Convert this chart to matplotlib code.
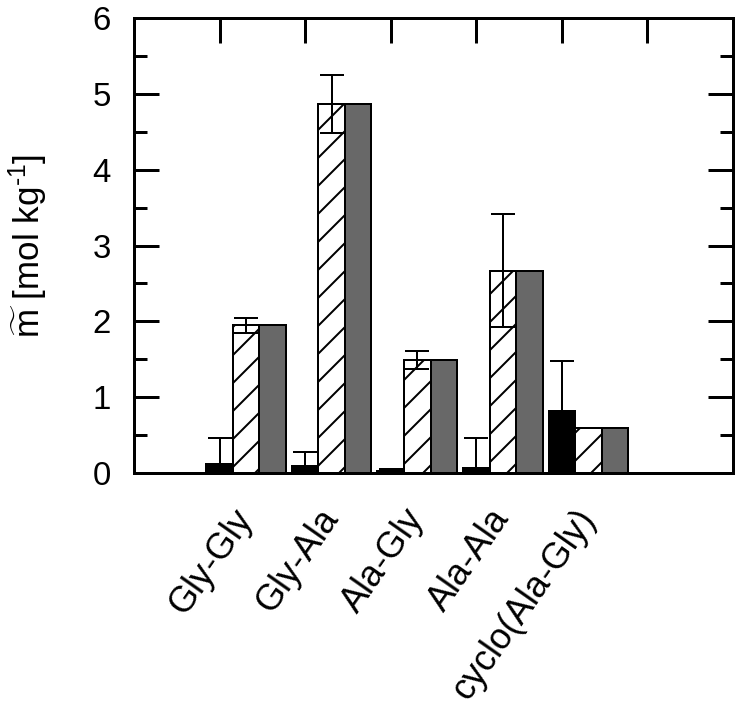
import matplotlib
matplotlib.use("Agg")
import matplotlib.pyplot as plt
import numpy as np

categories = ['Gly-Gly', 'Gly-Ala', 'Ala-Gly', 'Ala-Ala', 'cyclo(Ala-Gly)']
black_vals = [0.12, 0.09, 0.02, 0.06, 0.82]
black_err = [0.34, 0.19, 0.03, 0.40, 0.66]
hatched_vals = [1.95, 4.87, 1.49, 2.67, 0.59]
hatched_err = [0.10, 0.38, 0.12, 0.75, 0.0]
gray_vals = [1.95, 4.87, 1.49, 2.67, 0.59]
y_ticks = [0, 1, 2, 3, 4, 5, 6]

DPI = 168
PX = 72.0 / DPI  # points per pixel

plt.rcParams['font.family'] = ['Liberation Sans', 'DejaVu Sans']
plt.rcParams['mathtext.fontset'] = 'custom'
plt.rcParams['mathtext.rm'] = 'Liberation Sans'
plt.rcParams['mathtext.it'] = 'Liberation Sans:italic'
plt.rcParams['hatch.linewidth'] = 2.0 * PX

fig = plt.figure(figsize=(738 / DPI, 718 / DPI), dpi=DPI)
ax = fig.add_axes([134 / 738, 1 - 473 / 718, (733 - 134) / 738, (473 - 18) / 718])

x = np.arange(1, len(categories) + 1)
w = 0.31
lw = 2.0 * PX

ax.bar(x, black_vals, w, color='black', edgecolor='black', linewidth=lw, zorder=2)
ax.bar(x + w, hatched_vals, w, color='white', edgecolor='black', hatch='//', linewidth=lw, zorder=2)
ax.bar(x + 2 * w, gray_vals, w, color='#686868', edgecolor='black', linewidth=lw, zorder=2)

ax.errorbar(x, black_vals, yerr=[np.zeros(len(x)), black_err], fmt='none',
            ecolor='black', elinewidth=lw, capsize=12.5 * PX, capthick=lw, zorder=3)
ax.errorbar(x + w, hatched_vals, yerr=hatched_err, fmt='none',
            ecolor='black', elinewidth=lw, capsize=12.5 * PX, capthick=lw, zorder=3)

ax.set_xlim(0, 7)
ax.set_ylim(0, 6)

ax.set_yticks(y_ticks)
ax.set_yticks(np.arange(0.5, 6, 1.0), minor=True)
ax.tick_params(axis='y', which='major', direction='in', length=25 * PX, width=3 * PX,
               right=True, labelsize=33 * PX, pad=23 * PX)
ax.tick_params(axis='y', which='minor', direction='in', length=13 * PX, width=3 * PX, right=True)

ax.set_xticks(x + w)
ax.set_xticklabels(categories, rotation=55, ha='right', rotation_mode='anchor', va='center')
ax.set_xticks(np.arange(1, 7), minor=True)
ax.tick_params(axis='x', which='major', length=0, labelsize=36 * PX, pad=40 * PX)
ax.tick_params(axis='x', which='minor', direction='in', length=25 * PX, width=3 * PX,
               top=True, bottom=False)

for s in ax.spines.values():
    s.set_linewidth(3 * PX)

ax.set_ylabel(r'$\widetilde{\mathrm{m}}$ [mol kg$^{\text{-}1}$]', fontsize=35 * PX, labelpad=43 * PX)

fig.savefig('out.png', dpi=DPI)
•••
**WHAT THE TASK ASKS**
Every line from the top of the material above through the line with "ax.bar(x + 2" should be duplicated exactly, please; leave out the pictures.

**TASK ANSWER**
Convert this chart to matplotlib code.
import matplotlib
matplotlib.use("Agg")
import matplotlib.pyplot as plt
import numpy as np

categories = ['Gly-Gly', 'Gly-Ala', 'Ala-Gly', 'Ala-Ala', 'cyclo(Ala-Gly)']
black_vals = [0.12, 0.09, 0.02, 0.06, 0.82]
black_err = [0.34, 0.19, 0.03, 0.40, 0.66]
hatched_vals = [1.95, 4.87, 1.49, 2.67, 0.59]
hatched_err = [0.10, 0.38, 0.12, 0.75, 0.0]
gray_vals = [1.95, 4.87, 1.49, 2.67, 0.59]
y_ticks = [0, 1, 2, 3, 4, 5, 6]

DPI = 168
PX = 72.0 / DPI  # points per pixel

plt.rcParams['font.family'] = ['Liberation Sans', 'DejaVu Sans']
plt.rcParams['mathtext.fontset'] = 'custom'
plt.rcParams['mathtext.rm'] = 'Liberation Sans'
plt.rcParams['mathtext.it'] = 'Liberation Sans:italic'
plt.rcParams['hatch.linewidth'] = 2.0 * PX

fig = plt.figure(figsize=(738 / DPI, 718 / DPI), dpi=DPI)
ax = fig.add_axes([134 / 738, 1 - 473 / 718, (733 - 134) / 738, (473 - 18) / 718])

x = np.arange(1, len(categories) + 1)
w = 0.31
lw = 2.0 * PX

ax.bar(x, black_vals, w, color='black', edgecolor='black', linewidth=lw, zorder=2)
ax.bar(x + w, hatched_vals, w, color='white', edgecolor='black', hatch='//', linewidth=lw, zorder=2)
ax.bar(x + 2 * w, gray_vals, w, color='#686868', edgecolor='black', linewidth=lw, zorder=2)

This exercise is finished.